The Chair announced that the Group will continue as a facilitator’s group to clean up remaining text at 10:00 am on Thursday, 6 June, with the issues of good governance, trade and means of implementation to be taken up in the "Vienna Group," convened on Wednesday, 5 June at 8:00 pm.
IN THE CORRIDORS I
The Friends of the Chair contact group was reconstituted on Wednesday as an informal-informal consultation, and access for delegations permitted, following vehement complaints by some interest groups about the lack of transparency in the way the FOC had gone about resolving the copious amount of bracketed text in the Bali Commitment. Negotiators are applying the so-called "Vienna rules," whereby delegates sit around a table and one person speaks on behalf of each key negotiating group. The model is reportedly not working well due to the disparate positions within groups. Apparently, the establishment of the FOC contact group on Tuesday aggravated the growing mistrust in nearly all regional groups, which began to emerge when the troika (the EU, G-77/ China and US) "secretly" reached agreement earlier in the week on the contentious issue of health.
IN THE CORRIDORS II
Ministers did not turn up in large numbers for a "no food" breakfast meeting with Chief Executives of UN agencies scheduled for Wednesday morning. The ministers who spoke stressed their country positions on issues under discussion, from domestic governance to GEF replenishment to the three pillars of sustainable development. There were strong calls for better coherence, cooperation, coordination and even "ownership" from the UN family, of the WSSD outcomes. One country suggested the preparation of a plan encompassing the UN system. The calls raised eyebrows among UN Agency staff, who feel they have not been invited to actively participate in the drafting process for the Bali Commitment, which they are now being asked to implement. Agencies have also noted that they are rarely cited in the text.
IN THE CORRIDORS III
Plans by Indonesian NGOs to mark World Environment Day with a demonstration outside the Bali International Conference Center were reportedly foiled on Wednesday. A representative of the Indonesian National Coordination team for the WSSD has indicated that NGOs are likely to sue their Government after police intervened to prevent demonstrators from approaching the Convention Center, allegedly infringing constitutional rights to freedom of speech and assembly.
THINGS TO LOOK FOR TODAY
HIGH-LEVEL INTERACTIVE DIALOGUE: Ministers will meet from 10:00 am – 1:00 pm and from 3:00 – 6:00 pm in Nusa Indah for an interactive dialogue on partnerships.
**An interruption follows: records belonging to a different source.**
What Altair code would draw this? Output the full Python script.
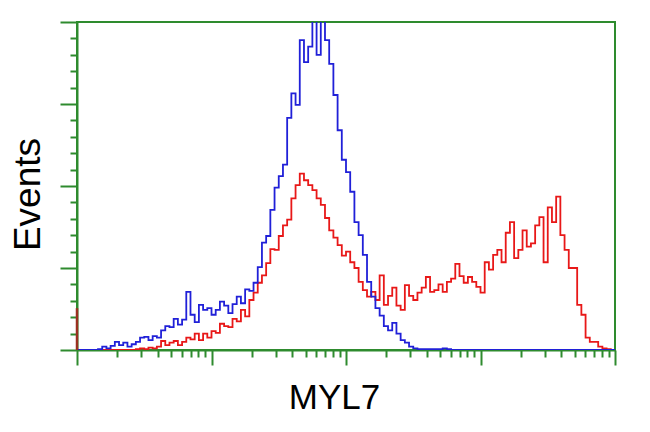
import altair as alt
import pandas as pd
import numpy as np

# Histogram counts, 128 bins of 8 channels each over 4 log decades (1024 channels)
blue_counts = [
    0, 0, 0, 0, 0, 1, 4, 2, 5, 10,
    6, 9, 4, 7, 10, 15, 16, 12, 17, 15,
    24, 29, 28, 38, 31, 37, 71, 43, 34, 55,
    49, 51, 43, 49, 59, 54, 45, 56, 65, 57,
    74, 72, 82, 101, 131, 139, 171, 198, 212, 226,
    283, 313, 299, 378, 351, 370, 405, 360, 402, 378,
    349, 311, 268, 232, 217, 193, 156, 140, 116, 83,
    65, 51, 42, 29, 24, 33, 20, 12, 9, 4,
    2, 1, 1, 1, 1, 1, 1, 2, 1, 0,
    0, 0, 0, 0, 0, 0, 0, 0, 0, 0,
    0, 0, 0, 0, 0, 0, 0, 0, 0, 0,
    0, 0, 0, 0, 0, 0, 0, 0, 0, 0,
    0, 0, 0, 0, 0, 0, 0, 0,
]
red_counts = [
    0, 0, 0, 0, 0, 0, 0, 0, 0, 0,
    0, 0, 0, 0, 1, 2, 1, 3, 2, 4,
    11, 6, 9, 11, 6, 10, 15, 13, 20, 12,
    20, 15, 23, 21, 32, 29, 28, 38, 35, 49,
    41, 61, 70, 82, 91, 106, 123, 122, 139, 152,
    159, 185, 201, 215, 207, 201, 195, 185, 177, 161,
    146, 137, 128, 115, 120, 107, 100, 83, 73, 65,
    71, 61, 91, 55, 66, 76, 54, 49, 79, 66,
    61, 70, 76, 89, 71, 73, 80, 71, 83, 87,
    105, 90, 82, 89, 83, 77, 70, 107, 98, 116,
    122, 107, 143, 156, 112, 122, 146, 126, 130, 152,
    162, 107, 174, 156, 187, 140, 122, 100, 100, 55,
    43, 15, 10, 10, 4, 2, 1, 0,
]
red_channel0 = 51  # events piled in the first channel

x_major = [0, 1, 2, 3, 4]
x_minor = [d + float(np.log10(k)) for d in range(4) for k in range(2, 10)]
y_major = [0, 100, 200, 300, 400]
y_minor = [v for v in range(0, 401, 20) if v % 100 != 0]

n = len(blue_counts)
edges = [i * 8 / 256 for i in range(n)] + [4.0]

rows = []
for name, vals in (("red", red_counts), ("blue", blue_counts)):
    for i, v in enumerate(vals):
        rows.append({"x": edges[i], "y": v, "s": name, "o": i})
    rows.append({"x": 4.0, "y": vals[-1], "s": name, "o": n})
df = pd.DataFrame(rows)

GREEN = "#2e8b2e"

x_axis_minor = alt.Axis(
    orient="bottom", values=x_minor, labels=False, grid=False, domainColor=GREEN,
    domainWidth=2, tickColor=GREEN, tickWidth=2, tickSize=7,
    title="MYL7", titleFont="Liberation Sans", titleFontSize=35, titleFontWeight="normal",
    titleColor="#000000", titleX=257, titleY=58, titleAlign="center", titleBaseline="alphabetic",
)
y_axis_minor = alt.Axis(
    orient="left", values=y_minor, labels=False, grid=False, domainColor=GREEN,
    domainWidth=2, tickColor=GREEN, tickWidth=2, tickSize=7,
    title="Events", titleFont="Liberation Sans", titleFontSize=37, titleFontWeight="normal",
    titleColor="#000000", titleX=-49, titleY=172, titleAlign="center", titleBaseline="middle",
    titleAngle=270,
)
x_axis_major = alt.Axis(
    orient="bottom", values=x_major, labels=False, grid=False, domain=False,
    tickColor=GREEN, tickWidth=2, tickSize=15, title=None,
)
y_axis_major = alt.Axis(
    orient="left", values=y_major, labels=False, grid=False, domain=False,
    tickColor=GREEN, tickWidth=2, tickSize=17, title=None,
)

xs = alt.Scale(domain=[0, 4], nice=False, zero=False)
ys = alt.Scale(domain=[0, 400], nice=False)

red = alt.Chart(df).transform_filter(alt.datum.s == "red").mark_line(
    interpolate="step-after", color="#e81818", strokeWidth=1.8, clip=True
).encode(
    x=alt.X("x:Q", scale=xs, axis=x_axis_minor),
    y=alt.Y("y:Q", scale=ys, axis=y_axis_minor),
    order="o:Q",
)
blue = alt.Chart(df).transform_filter(alt.datum.s == "blue").mark_line(
    interpolate="step-after", color="#2020d8", strokeWidth=1.8, clip=True
).encode(
    x=alt.X("x:Q", scale=xs, axis=x_axis_major),
    y=alt.Y("y:Q", scale=ys, axis=y_axis_major),
    order="o:Q",
)
spike = alt.Chart(pd.DataFrame({"x": [0.0], "y": [red_channel0]})).mark_rule(
    color="#9a3020", strokeWidth=2.5
).encode(
    x=alt.X("x:Q", scale=xs, axis=None),
    y=alt.Y("y:Q", scale=ys, axis=None),
    y2=alt.datum(0),
)

chart = alt.layer(red, blue, spike).resolve_axis(
    x="independent", y="independent"
).properties(
    width=538, height=328,
    autosize=alt.AutoSizeParams(type="none"),
    padding={"left": 69, "top": 14, "right": 27, "bottom": 74},
    background="white",
).configure_view(stroke=GREEN, strokeWidth=2)

chart.save("out.html", embed_options={"renderer": "svg", "actions": False})
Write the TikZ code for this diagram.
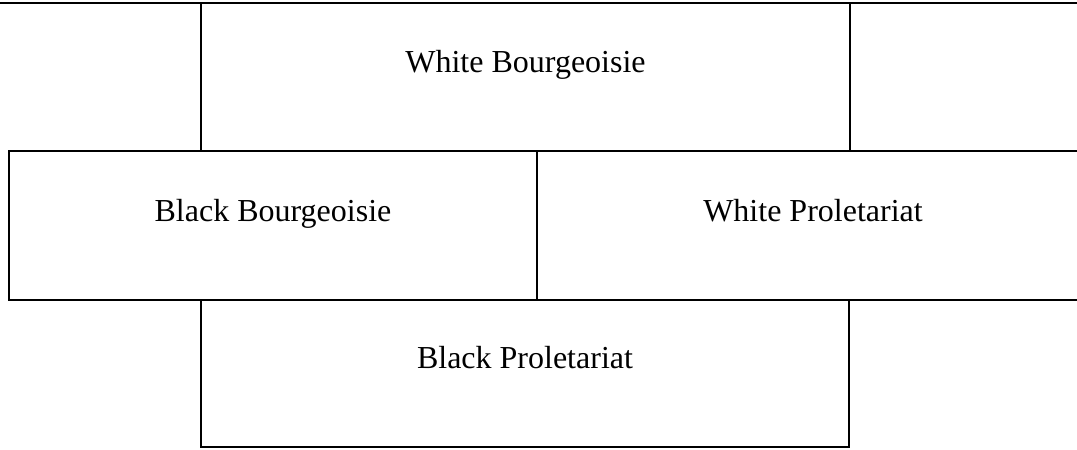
\documentclass[tikz,border=0pt]{standalone}
\usepackage{fontspec}
\setmainfont{Liberation Serif}
\usetikzlibrary{positioning}

\tikzset{
  cell/.style={draw, line width=0.8pt, rectangle, inner sep=0pt, outer sep=0pt},
  lbl/.style={inner sep=0pt, anchor=base, font=\fontsize{12}{14}\selectfont}
}

\begin{document}
\begin{tikzpicture}[x=0.375pt, y=-0.375pt]
\def\u{0.375pt}
\useasboundingbox (0,0) rectangle (1077,449);
\clip (0,0) rectangle (1077,449);

% top rule across the page
\coordinate (rule west) at (0,3);
\coordinate (rule east) at (1077,3);
\draw[line width=0.8pt] (rule west) -- (rule east);

% four class boxes
\node[cell, minimum width=649*\u, minimum height=148*\u] (wb) at (525.5,77) {};
\node[cell, minimum width=528*\u, minimum height=149*\u] (bb) at (273,225.5) {};
\node[cell, minimum width=560*\u, minimum height=149*\u] (wp) at (817,225.5) {};
\node[cell, minimum width=648*\u, minimum height=147*\u] (bp) at (525,373.5) {};

\node[lbl] (wbtext) at ([yshift=-69*\u]wb.north) {White Bourgeoisie};
\node[lbl] (bbtext) at ([yshift=-70*\u]bb.north) {Black Bourgeoisie};
\node[lbl] (wptext) at ([yshift=-70*\u]wp.north -| 813,0) {White Proletariat};
\node[lbl] (bptext) at ([yshift=-68*\u]bp.north) {Black Proletariat};
\end{tikzpicture}
\end{document}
INFORMAL PLENARY: The Informal Plenary will meet in Nusantara 2 from 8:00 – 11:00 pm to continue discussions on the political declaration and modalities of work for the Summit.
FACILITATORS’ GROUP MEETING: A facilitators’ group on the institutional framework for sustainable development will meet at 10:00 am in the Geneva Room to discuss the remaining issues in Chapter X of the draft implementation plan.